Did the millennium itself justify the resources? And did the government pay the price for its focus on stopping a single terrorist strike (and then relaxing once it did)? One will never know, but the effect of anniversary warnings—whether it be July 4th before 9/11, or September 11th—ever since has served to focus more attention on tactical and short-term interdiction rather than the big picture.

54 Marienstrasse in Hamburg, Germany

 

Mohammed Atta, Said Bahaji and Ramzi Binalshibh move into a four bedroom apartment at 54 Marienstrasse in Hamburg, Germany. It becomes known as the house of martyrs and over the 28 months that Atta’s name is on the lease, 29 Middle Eastern and North African men live in the apartment or register it as their home address.

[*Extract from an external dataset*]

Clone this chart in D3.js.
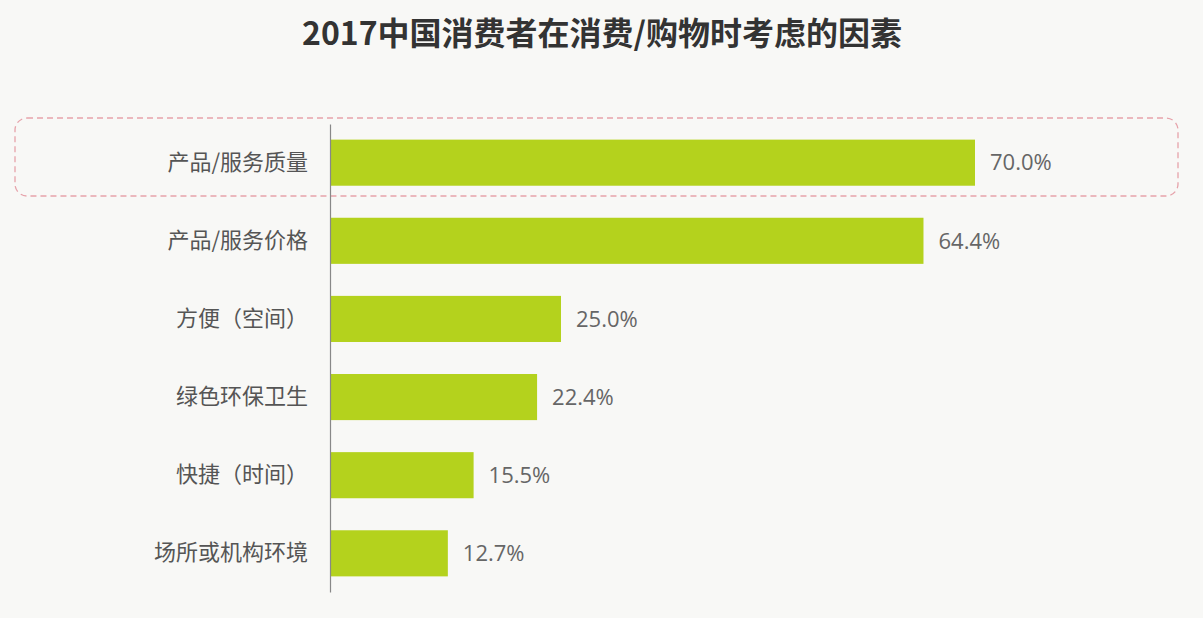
<!DOCTYPE html>
<html><head><meta charset="utf-8">
<script src="https://cdn.jsdelivr.net/npm/d3@7/dist/d3.min.js"></script>
<style>
body{margin:0;background:#f8f8f6;}
svg{display:block;font-family:"Noto Sans CJK SC","Open Sans",sans-serif;}
</style></head><body>
<svg id="chart" width="1203" height="618"></svg>
<script>
const title = "2017中国消费者在消费/购物时考虑的因素";
const categories = ["产品/服务质量","产品/服务价格","方便（空间）","绿色环保卫生","快捷（时间）","场所或机构环境"];
const values = [70.0, 64.4, 25.0, 22.4, 15.5, 12.7];

const svg = d3.select("#chart");
svg.append("rect").attr("width",1203).attr("height",618).attr("fill","#f8f8f6");

svg.append("text").attr("x",602).attr("y",45).attr("text-anchor","middle")
  .attr("font-size",32).attr("font-weight","bold").attr("fill","#333").text(title);

const x0 = 331;
const x = d3.scaleLinear().domain([0,70]).range([x0, 975]);
const y = d3.scaleBand().domain(categories).range([124, 592]).paddingInner(0.41).paddingOuter(0.2);

// highlight box
svg.append("rect").attr("x",15).attr("y",118).attr("width",1163).attr("height",78)
  .attr("rx",12).attr("fill","none").attr("stroke","#e6a2aa").attr("stroke-width",1.3)
  .attr("stroke-dasharray","6,4");

svg.selectAll(".bar").data(values).join("rect").attr("class","bar")
  .attr("x",x0).attr("y",(d,i)=>y(categories[i]))
  .attr("width",d=>x(d)-x0).attr("height",y.bandwidth())
  .attr("fill","#b4d21d");

const axis = d3.axisLeft(y).tickSize(0).tickPadding(22);
const g = svg.append("g").attr("transform",`translate(${x0-1},0)`).call(axis);
g.select(".domain").attr("stroke","#888").attr("stroke-width",1.2);
g.selectAll("text").attr("font-size",22).attr("fill","#555")
  .attr("font-family","'Noto Sans CJK SC',sans-serif");

svg.selectAll(".val").data(values).join("text").attr("class","val")
  .attr("x",d=>x(d)+15).attr("y",(d,i)=>y(categories[i])+y.bandwidth()/2)
  .attr("dy","0.35em").attr("font-size",22).attr("fill","#666")
  .attr("font-family","'Open Sans',sans-serif")
  .text(d=>d.toFixed(1)+"%");
</script>
</body></html>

Up to six men at a time live at the apartment, including other al Qaeda operatives, particularly Atta’s partner Marwan al-Shehhi. Atta, Binalshibh and al-Shehhi (together with a fourth of the “Hamburg Group,” Ziad Jarrah) travel to Afghanistan together to participate in jihad and are recruited for the plane’s operation. Binalshibh would relocate to Berlin after this and become a middle-man to the pilot hijackers in the United States, unable to obtain an American visa.

Marientstrasse would become famous later for the Islamic activity going on under the noses of German authorities. Many of its residents would later be arrested.

George Tenet

 

President Clinton signs additional covert action authorities for fighting al Qaeda, including expanding the number of individuals who were subject to capture operations. The formal presidential “findings,” a series of six Memorandum of Notifications, built upon previous (July 1999) covert action authorities already granted to the CIA.

Authority to undertake capture operations are specified by individuals and by country as to what assistance and circumstances the Agency can seek foreign government (and foreign organization) help. There are no “lethal” authorities per se, though obviously in 1998, cruise missile attacks against Osama bin Laden and al Qaeda sought to kill the leader.

CIA Director George Tenet is also instructed to develop additional capabilities beyond those already granted in 1999, such as strengthening relationships with the anti-Taliban Northern Alliance and Uzbek groups in Afghanistan. Another Memorandum calls for covert action to fight the expansion of al Qaeda into Lebanon.